Check out what happened with your baby's development last week.
Got iron? It's very important to eat lots of iron-rich food in the third trimester. Your baby absorbs this crucial mineral from your body to build up iron stores in her own body, mostly in the form of red blood cells. The majority of the absorption takes place in the final months before delivery.
Heads or tails. "Should my head be up or down?" The head-down, or vertex, position is the ideal position for birth. Labor goes more smoothly when the baby's head, the largest body part, comes through the birth canal first. About 3 to 4 percent of babies haven't flipped to this position by 35 weeks. If something other than the head appears first, the delivery is called a breech birth. (To find out how providers treat a breech baby, click here.) Amazingly, despite the tight quarters in your uterus, your little acrobat may turn several more times before she's born.
Measuring up. Your baby's arms and legs are getting chubbier as she continues to gain weight. By the end of this week, she may weigh up to 5.5 pounds and measure around 16.8 to 18.5 inches long.

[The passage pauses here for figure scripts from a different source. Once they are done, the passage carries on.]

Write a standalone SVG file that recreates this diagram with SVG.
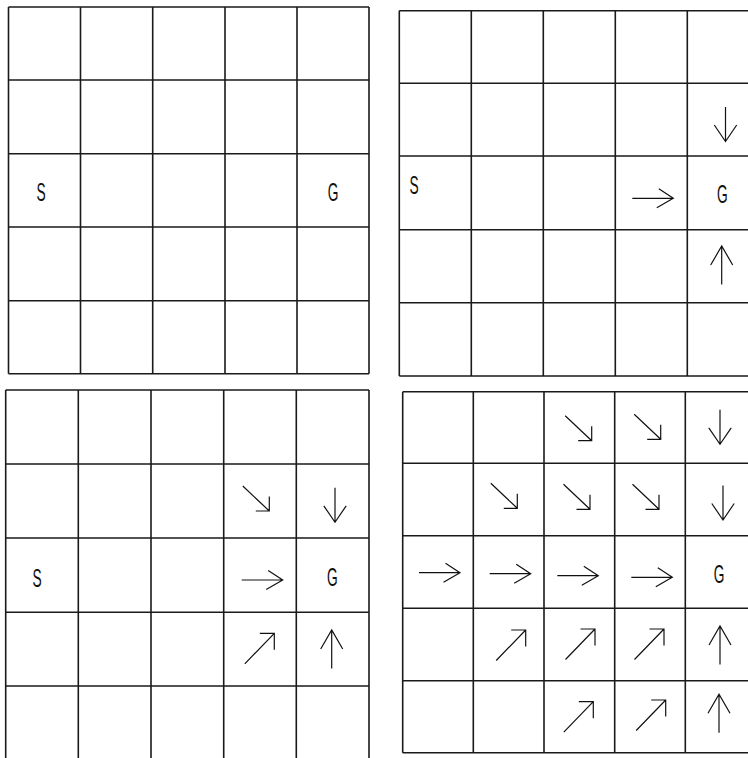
<svg xmlns="http://www.w3.org/2000/svg" xmlns:xlink="http://www.w3.org/1999/xlink" width="748" height="758" viewBox="0 0 748 758">
<style>
.grid{fill:none;stroke:#1a1a1a;stroke-width:1.6}
.arr{fill:none;stroke:#111;stroke-width:1.2;stroke-linecap:butt}
.lbl{font-family:"Liberation Sans",Arial,sans-serif;font-size:25px;fill:#111;text-anchor:middle}
</style>
<defs>
<path id="down" d="M0,-34.5V0M-11.2,-16.5L0,0L11.2,-16.5"/>
<path id="up" d="M0,0V38.5M-11,19L0,0L11,19"/>
<path id="right" d="M-41,0H0M-14.5,-9.5L0,0L-16.5,9.5"/>
<path id="dr" d="M-26.5,-25L0,0M0,-14.5V0H-13.5"/>
<path id="ur" d="M-29.5,30.5L0,0M-14.5,0H0V16.5"/>
</defs>
<rect width="748" height="758" fill="#fff"/>

<g id="panel1">
<path class="grid" d="M8.5,7V373.7M80.5,7V373.7M152.7,7V373.7M225,7V373.7M297,7V373.7M369,7V373.7M8.5,7H369M8.5,80H369M8.5,153.7H369M8.5,227H369M8.5,300.7H369M8.5,373.7H369"/>
<text class="lbl" transform="translate(41,201) scale(0.55,1)">S</text>
<text class="lbl" transform="translate(333,201) scale(0.55,1)">G</text>
</g>

<g id="panel2">
<path class="grid" d="M399.3,10.7V376M471.3,10.7V376M543.3,10.7V376M615.3,10.7V376M687.3,10.7V376M399.3,10.7H748M399.3,83.3H748M399.3,156H748M399.3,229.7H748M399.3,302.7H748M399.3,376H748"/>
<text class="lbl" transform="translate(414,194) scale(0.55,1)">S</text>
<text class="lbl" transform="translate(722.3,203.3) scale(0.55,1)">G</text>
<g class="arr">
<use href="#down" x="725.5" y="141.5"/>
<use href="#right" x="673.3" y="198.3"/>
<use href="#up" x="721.7" y="246"/>
</g>
</g>

<g id="panel3">
<path class="grid" d="M5.7,390V758M78.3,390V758M151,390V758M223.7,390V758M296.3,390V758M369,390V758M5.7,390H369M5.7,464H369M5.7,538H369M5.7,612.3H369M5.7,686H369"/>
<text class="lbl" transform="translate(37,587.3) scale(0.55,1)">S</text>
<text class="lbl" transform="translate(332.3,585.7) scale(0.55,1)">G</text>
<g class="arr">
<use href="#dr" x="269.3" y="511"/>
<use href="#down" x="335" y="522.3"/>
<use href="#right" x="282.7" y="580"/>
<use href="#ur" x="274.3" y="633.3"/>
<use href="#up" x="331.7" y="630"/>
</g>
</g>

<g id="panel4">
<path class="grid" d="M402.7,391.7V752.7M473.3,391.7V752.7M544,391.7V752.7M614.7,391.7V752.7M685.3,391.7V752.7M402.7,391.7H748M402.7,463.3H748M402.7,535.7H748M402.7,608.3H748M402.7,680.7H748M402.7,752.7H748"/>
<text class="lbl" transform="translate(719,582.7) scale(0.55,1)">G</text>
<g class="arr">
<use href="#dr" x="591.7" y="440.7"/>
<use href="#dr" x="660.7" y="439.3"/>
<use href="#down" x="720" y="444.3"/>
<use href="#dr" x="517.3" y="508.3"/>
<use href="#dr" x="590" y="509.3"/>
<use href="#dr" x="659" y="509.3"/>
<use href="#down" x="723" y="520"/>
<use href="#right" x="460" y="572.7"/>
<use href="#right" x="530.7" y="573.7"/>
<use href="#right" x="598.3" y="575.7"/>
<use href="#right" x="672.3" y="577.3"/>
<use href="#ur" x="525.7" y="630"/>
<use href="#ur" x="595" y="629"/>
<use href="#ur" x="664" y="629"/>
<use href="#up" x="720" y="626"/>
<use href="#ur" x="593.3" y="701.7"/>
<use href="#ur" x="665.7" y="700"/>
<use href="#up" x="719" y="694.3"/>
</g>
</g>
</svg>
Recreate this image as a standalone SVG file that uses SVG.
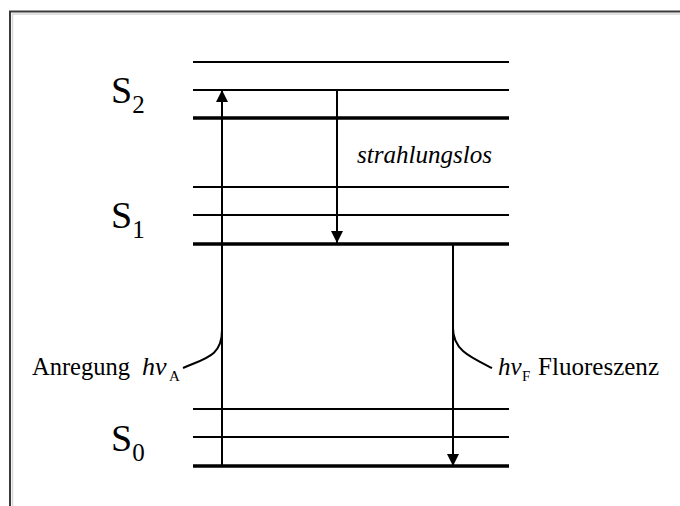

What you should know about Cesareans. No matter how much thought and preparation you put into it, childbirth (like parenthood) can be unpredictable. There's always a chance your doctor will decide that there is some risk to you or your baby and, as a result, will deliver your baby by Cesarean section. A Cesarean birth is one in which the baby is delivered through a surgical incision in the mother's uterus. Nearly one third of the births in the United States are Cesarean births. So even though the odds are that you won't have the procedure, learn about it now so you'll know what to expect if it's needed. Ask your doctor which circumstances he or she believes call for a Cesarean: Would he perform one if your baby were in a breech position, for example, or if your labor had stalled? Also ask your doctor to describe how he performs a Cesarean—the procedure can vary slightly from doctor to doctor.
The ABCs of GBS. Sometime between now and 37 weeks, your health care provider may test you for the Group B streptococcus (GBS) bacterium. About one third of pregnant women carry the bacterium, which is harmless to you but can cause an infection in your baby if he contracts it during delivery. The test is simple: Your doctor will take a swab from your vagina or rectum or will perform some tests on a urine sample. If you test positive for the GBS bacterium, you may receive antibiotics intravenously (through a vein in your arm) during labor and delivery.
From the experts. As you think ahead to labor, you may wonder what happens if the umbilical cord wraps around your baby's neck. "This condition, called nuchal cord, is fairly common and usually not harmful to the baby," says Margaret Comerford Freda, Ed.D., R.N. "No one knows why it happens, but it may have to do with the length of the cord."